New Zealand academic (1945–2024)

Janis Eileen Paterson (née McLachlan; 4 October 1945 – 10 May 2024) was a New Zealand psychologist and academic who was a professor at the Auckland University of Technology.

After a 1993 PhD titled Adolescent perceptions of attachment: parents, friends, and impact on self esteem at the University of Auckland, Paterson moved to Auckland University of Technology, where she worked for more than 20 years.

Paterson was a founder of the Pacific Islands Families study, a longitudinal study following 1000 children born in South Auckland in 2000 to families of Pacific Island descent. The study aims to collect data on the health and socio-economic well-being of the children and their families as they grow through the key developmental stages. Paterson and Collin Tukuitonga were the study's founding directors.

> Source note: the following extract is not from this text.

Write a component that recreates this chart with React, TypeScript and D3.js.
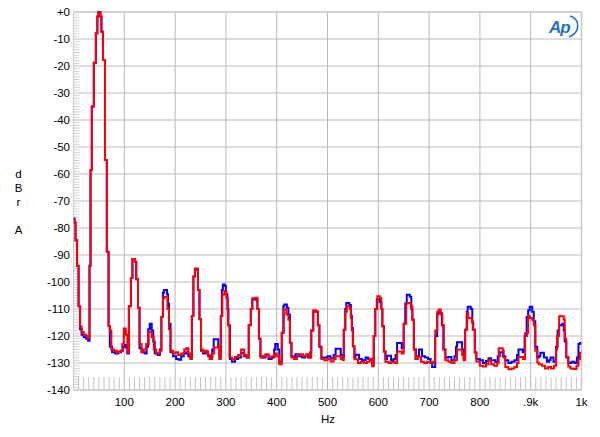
import React from "react";
import * as d3 from "d3";

const yTicks = [0, -10, -20, -30, -40, -50, -60, -70, -80, -90, -100, -110, -120, -130, -140];
const yTickLabels = ["+0", "-10", "-20", "-30", "-40", "-50", "-60", "-70", "-80", "-90", "-100", "-110", "-120", "-130", "-140"];
const xTicks = [100, 200, 300, 400, 500, 600, 700, 800, 900, 1000];
const xTickLabels = ["100", "200", "300", "400", "500", "600", "700", "800", ".9k", "1k"];
const yLabelLetters = ["d", "B", "r", "", "A"];

const bluePoints: [number, number][] = [
  [0, -76.5], [2, -78], [4, -84.5], [7, -94], [10, -109], [13, -117.5], [16, -119.5], [20, -120.5], [25, -121], [29, -121.8],
  [31.5, -94], [33.5, -58.5], [36, -35], [40, -18.8], [44, -7.9], [47, -1.7], [49, 0], [53, -1.7], [55, -7.3], [58, -17.8],
  [62, -54.8], [65.6, -88.8], [69, -116.3], [71.5, -124], [76, -126], [82, -126.5], [88, -126], [94, -125.5], [97, -124],
  [101, -123.3], [104, -124.5], [106, -126.5], [109, -109], [113, -98.5], [116, -91.5], [121, -92.5], [123.5, -99], [127, -109.5],
  [130, -124.5], [134, -126], [140, -126.5], [144, -124], [147, -117.5], [150, -115.5], [154, -118], [157, -122], [160, -126.5],
  [166, -127], [170, -125], [173, -113], [176, -104], [178, -103], [184, -104.5], [186, -108], [188, -115.5], [191, -126],
  [196, -127.5], [202, -128.5], [207, -128.8], [212, -127.5], [217, -126.5], [222, -126], [226, -127.5], [230, -128],
  [233, -112.6], [236, -98], [239, -95.5], [245, -103], [248, -113.8], [251, -125.5], [255, -126.5], [260, -126], [265, -127.5],
  [270, -127.8], [273, -125], [276, -121.2], [285, -124], [287, -127.5], [290, -112.6], [292, -103], [294, -100.9], [298, -101.5],
  [300, -104.5], [303, -110], [305, -116], [308, -128.5], [312, -129.5], [318, -128.5], [324, -128], [330, -126.3], [336, -127.5],
  [341, -128], [345, -116], [349, -110], [352, -106.5], [358, -106.5], [362, -110], [365, -121], [368, -127.5], [372, -128],
  [378, -127], [384, -128.5], [390, -128], [395, -125], [397, -123], [402, -125], [405, -129.5], [410, -118.8], [413, -109],
  [415, -108.3], [420, -109.5], [423, -112], [426, -122.5], [429, -127.5], [434, -128], [437, -126.8], [443, -127.5], [450, -128],
  [456, -127.5], [462, -128], [466, -126], [468, -118], [472, -111], [477, -111], [481, -116], [484, -124], [488, -128],
  [494, -128], [500, -127.5], [506, -128.3], [512, -127], [516, -124.7], [526, -127], [530, -128], [532, -117.7], [535, -110],
  [537, -107.8], [543, -108.5], [546, -112.5], [548, -117], [550, -123.8], [553, -128], [555, -126.9], [562, -128.5], [568, -129],
  [575, -128], [580, -128.5], [585, -129], [588, -130.5], [591, -120], [594, -110], [597, -106.5], [603, -107.5], [606, -110],
  [608, -116.4], [611, -125.7], [614, -128.5], [617, -127.3], [625, -129], [630, -128.5], [634, -127], [637, -122.6], [646, -124.5],
  [650, -115.5], [653, -108], [656, -104.7], [662, -105.5], [665, -110], [667, -114], [670, -125], [674, -127.5], [680, -125],
  [686, -127.5], [692, -128], [698, -128.5], [703, -130], [706, -131.5], [712, -120], [716, -112], [718, -111], [722, -111.5],
  [725, -116], [728, -125], [732, -128], [738, -127.8], [744, -129], [750, -127.5], [753, -124], [755, -122.3], [765, -125],
  [768, -128], [771, -117.7], [774, -111], [776, -109.2], [782, -110], [785, -115], [787, -117.7], [790, -126], [793, -128.5],
  [800, -129], [806, -130], [812, -129.3], [817, -128.2], [822, -129], [830, -129.5], [835, -127.5], [839, -126], [845, -127.5],
  [850, -129], [856, -130], [862, -129.5], [868, -129], [873, -127], [876, -125], [884, -126], [888, -120], [892, -113],
  [895, -110.5], [898, -109.2], [903, -111], [906, -114.5], [909, -124], [913, -128], [916, -127.5], [919, -126.2], [926, -128],
  [932, -129.5], [936, -129], [939, -128], [945, -129.5], [950, -124], [953, -118], [956, -116], [962, -115.5], [965, -118],
  [967, -122], [970, -128], [974, -130], [980, -129.5], [986, -130], [991, -128], [994, -123], [997, -122.6], [1000, -122.6],
];

const redPoints: [number, number][] = [
  [0, -77], [2, -78], [4, -84.5], [7, -94], [10, -109], [13, -116.5], [16, -118.5], [20, -119.5], [25, -120], [29, -120.8],
  [31.5, -94], [33.5, -58.5], [36, -35], [40, -18.8], [44, -7.9], [47, -1.7], [49, 0], [53, -1.7], [55, -7.3], [58, -17.8],
  [62, -54.8], [65.6, -88.8], [69, -116.3], [71.5, -118], [74.5, -125], [80, -125.5], [86, -126], [92, -125.5], [96, -123],
  [99, -117.2], [103, -119.5], [106, -126], [109, -109], [113, -98.5], [116, -91.5], [121, -92.5], [123.5, -99], [127, -109.5],
  [130, -123], [134, -126], [138, -125], [143, -123], [148, -118.5], [154, -120.5], [158, -125], [163, -126.5], [170, -125.5],
  [173, -113], [176, -106], [179, -105.5], [185, -110], [188, -117.5], [191, -125.5], [196, -126.5], [201, -126], [206, -127],
  [212, -126.5], [218, -125], [222, -124.5], [226, -126.5], [230, -128.5], [233, -112.6], [236, -98], [239, -95], [245, -103],
  [248, -113.8], [251, -125], [255, -126], [259, -125.5], [264, -127], [268, -128.5], [273, -126.5], [277, -124.3], [284, -124],
  [287, -128.5], [290, -112.6], [293, -104.6], [297, -103.3], [301, -106], [304, -116], [307, -128], [312, -128.5], [318, -127.8],
  [324, -127], [330, -125], [336, -127], [341, -128], [345, -116], [349, -110], [352, -106], [358, -105.8], [362, -110],
  [365, -121], [368, -128], [372, -127.5], [378, -126.8], [384, -128], [390, -127.5], [396, -126.5], [400, -127.5], [405, -130.5],
  [410, -118.8], [414, -110.1], [419, -112], [423, -114], [426, -122.5], [429, -128], [434, -128.5], [440, -127], [446, -126.8],
  [452, -127.5], [458, -126.8], [464, -128], [468, -118], [472, -110.5], [477, -110.8], [481, -116], [484, -124], [488, -128.5],
  [494, -129], [500, -128.5], [506, -129.4], [512, -128.5], [516, -127.5], [526, -128.5], [530, -129], [532, -117.7], [535, -111],
  [538, -109], [544, -110], [546, -113.3], [548, -118], [550, -123.8], [553, -128.6], [560, -130], [566, -129.5], [572, -130],
  [578, -129.5], [583, -128.4], [588, -131.2], [591, -120], [594, -110], [598, -105.3], [603, -106], [606, -110], [608, -116.4],
  [611, -125.7], [614, -129.5], [620, -130], [626, -129.5], [632, -130], [637, -125.7], [646, -126.5], [650, -115.5], [655, -108],
  [658, -107.8], [664, -109], [667, -114], [670, -125], [673, -128.5], [678, -127.7], [684, -129.5], [690, -130], [696, -129.5],
  [702, -130], [708, -129.5], [712, -118], [716, -111], [719, -110.2], [723, -112], [726, -116], [729, -125], [732, -129],
  [738, -129.5], [744, -130], [750, -129], [755, -125], [765, -127], [768, -129], [771, -117.7], [775, -111.5], [777, -113.3],
  [784, -114.5], [786, -117.7], [790, -126.2], [793, -129.4], [800, -131], [806, -131.3], [812, -130.5], [817, -129], [822, -130.5],
  [828, -131], [834, -130], [837, -124.5], [845, -125.5], [847, -128], [850, -131.5], [856, -132.3], [862, -132], [868, -131.5],
  [873, -130], [876, -127.8], [885, -128.5], [889, -119], [895, -112.6], [898, -113.3], [903, -114], [906, -116], [909, -125.5],
  [913, -129.8], [916, -130.5], [922, -131], [928, -132], [934, -131.5], [940, -132], [946, -131], [950, -125], [952, -120],
  [956, -112.7], [965, -114], [967, -121], [970, -127.8], [974, -131.3], [978, -132], [984, -132.2], [990, -131], [994, -128.5],
  [997, -126.2], [1000, -126.2],
];

const W = 600;
const H = 437;
const LEFT = 73.5;
const RIGHT = 581.5;
const TOP = 12;
const BOTTOM = 390;
const FONT = "'Liberation Sans', Arial, sans-serif";

export default function App() {
  const x = d3.scaleLinear().domain([0, 1000]).range([LEFT, RIGHT]);
  const y = d3.scaleLinear().domain([-140, 0]).range([BOTTOM, TOP]);
  const line = d3
    .line<[number, number]>()
    .x((d) => x(d[0]))
    .y((d) => y(d[1]))
    .curve(d3.curveStepAfter);

  const minorY = d3.range(-139, 0, 1).filter((v) => v % 10 !== 0);
  const minorX = d3.range(10, 1000, 10).filter((v) => v % 100 !== 0);
  const gridX = d3.range(100, 1000, 100);

  return (
    <svg width={W} height={H} style={{ position: "absolute", left: 0, top: 0, background: "#fff" }}>
      <defs>
        <clipPath id="plotclip">
          <rect x={LEFT} y={TOP - 2} width={RIGHT - LEFT} height={BOTTOM - TOP + 2} />
        </clipPath>
      </defs>
      {/* horizontal grid */}
      {yTicks.map((t) => (
        <line key={"h" + t} x1={LEFT} x2={RIGHT} y1={y(t)} y2={y(t)} stroke="#d2d2d2" strokeWidth={1.5} />
      ))}
      {/* vertical grid */}
      {gridX.map((t) => (
        <line key={"v" + t} x1={x(t)} x2={x(t)} y1={TOP} y2={BOTTOM} stroke="#b8b8b8" strokeWidth={1} />
      ))}
      {/* minor ticks left */}
      {minorY.map((t) => (
        <line key={"my" + t} x1={LEFT} x2={LEFT + 6} y1={y(t)} y2={y(t)} stroke="#c4c4c4" strokeWidth={0.8} />
      ))}
      {/* minor ticks bottom */}
      {minorX.map((t) => (
        <line key={"mx" + t} x1={x(t)} x2={x(t)} y1={BOTTOM - 13} y2={BOTTOM} stroke="#c4c4c4" strokeWidth={1} />
      ))}
      {/* frame */}
      <rect x={LEFT} y={TOP} width={RIGHT - LEFT} height={BOTTOM - TOP} fill="none" stroke="#c8c8c8" strokeWidth={1} />
      <line x1={RIGHT} x2={RIGHT} y1={TOP} y2={BOTTOM} stroke="#c8c8c8" strokeWidth={1.5} />

      {/* data */}
      <g clipPath="url(#plotclip)">
        <path d={line(bluePoints) || ""} fill="none" stroke="#0000ff" strokeWidth={2} strokeLinejoin="miter" />
        <path d={line(redPoints) || ""} fill="none" stroke="#ff0000" strokeWidth={2} strokeLinejoin="miter" />
      </g>

      {/* y tick labels */}
      {yTicks.map((t, i) => (
        <text key={"yl" + t} x={70} y={y(t)} dy="0.35em" textAnchor="end" fontFamily={FONT} fontSize={11.5} fill="#000">
          {yTickLabels[i]}
        </text>
      ))}
      {/* x tick labels */}
      {xTicks.map((t, i) => (
        <text key={"xl" + t} x={x(t)} y={406} textAnchor="middle" fontFamily={FONT} fontSize={11.5} fill="#000">
          {xTickLabels[i]}
        </text>
      ))}
      <text x={328} y={423} textAnchor="middle" fontFamily={FONT} fontSize={11.5} fill="#000">
        Hz
      </text>
      {/* y axis label */}
      {yLabelLetters.map((c, i) => (
        <text key={"lab" + i} x={18.5} y={178 + i * 14} textAnchor="middle" fontFamily={FONT} fontSize={11.5} fill="#000">
          {c}
        </text>
      ))}
      {/* AP logo */}
      <g>
        <text x={549} y={33} fontFamily={FONT} fontSize={17} fontStyle="italic" fontWeight="bold" fill="#1f74bd" letterSpacing={-1}>
          Ap
        </text>
        <path d="M570,16 C580,19 581,32 569,37" fill="none" stroke="#1f74bd" strokeWidth={1.6} />
      </g>
    </svg>
  );
}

Paterson died on 10 May 2024, at the age of 78.

== Selected works ==
- Paterson, Janis, Jan Pryor, and Jeff Field. "Adolescent attachment to parents and friends in relation to aspects of self-esteem." Journal of Youth and Adolescence 24, no. 3 (1995): 365–376.
- Paterson, Janis E., Jeff Field, and Jan Pryor. "Adolescents' perceptions of their attachment relationships with their mothers, fathers, and friends." Journal of Youth and Adolescence 23, no. 5 (1994): 579–600.
- Paterson, Janis, Colin Tukuitonga, Max Abbott, Michael Feehan, Phil Silva, Teuila Percival, Sarnia Carter et al. "Pacific Islands Families: First two years of life study--design and methodology." New Zealand Medical Journal 119, no. 1228 (2006).
- Butler, Sarnia, Maynard Williams, Colin Tukuitonga, and Janis Paterson. "Problems with damp and cold housing among Pacific families in New Zealand." New Zealand Medical Journal 116, no. 1177 (2003).
- Paterson, Janis, Teuila Percival, Philip Schluter, Gerhard Sundborn, Max Abbott, Sarnia Carter, Esther Cowley-Malcolm, Jim Borrows, Wanzhen Gao, and PIF Study Group. "Cohort profile: The Pacific Islands Families (PIF) Study." International Journal of Epidemiology 37, no. 2 (2007): 273–279.